6. Color Accuracy and Year-Over-Year Consistency 

Color accuracy is one of the most overlooked yet impactful parts of uniform performance. For many teams, colors become part of their identity — but outsourced production and lower-grade sublimation equipment can lead to noticeable shade differences from one season to the next. 

Most suppliers rely on third-party factories that use varying machine types, inconsistent color profiles, or shared production settings. This means color output can change if a factory recalibrates for another customer, replaces ink systems, or shifts to different print heads. As a result, teams often see year-over-year variations in their official colors. 

JL Racing approaches color differently, using high-end, zero-water-waste sublimation equipment. We maintain dedicated color profiles for each team, ensuring consistent, accurate colors every season. With production controlled in-house, JL locks in color values and avoids the drift that occurs when outsourced factories change settings or use lower-grade machines. 

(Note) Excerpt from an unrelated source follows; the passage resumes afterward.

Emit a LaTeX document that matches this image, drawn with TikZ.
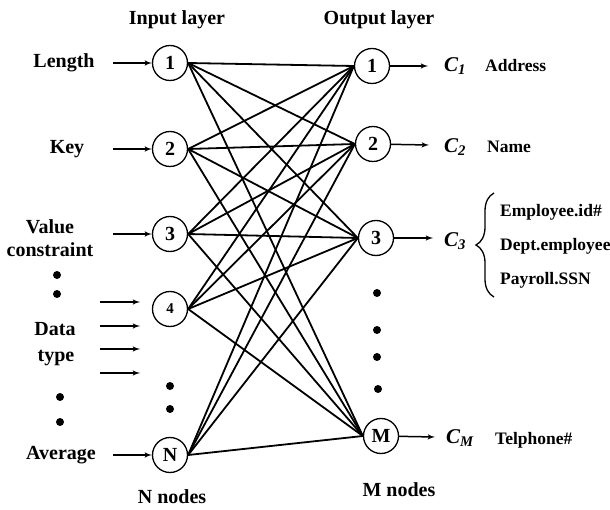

7. Delivered Speed vs. Promised Speed 

Quick-turn production is something every supplier talks about, but very few deliver consistently. Many brands set optimistic timelines that depend on outsourced factory availability, batch scheduling, or production queues that are outside their control, which leads to missed delivery dates once the season is underway. 

A small number of suppliers advertise year-round ordering and continuous quick-turn capability, but the reality often falls short because these models still rely on external factory schedules and minimum-volume batching, waiting for orders to be large enough to produce. 

JL Racing takes a different approach. By controlling production in the Americas and using defined ordering periods, JL sets realistic timelines and meet them. This structure prevents delays caused by batching or external factory prioritization and keeps delivery timelines dependable for coaches and athletes. Last year, 97 percent of JL’s custom performance wear was produced in three weeks or less, not including shipping.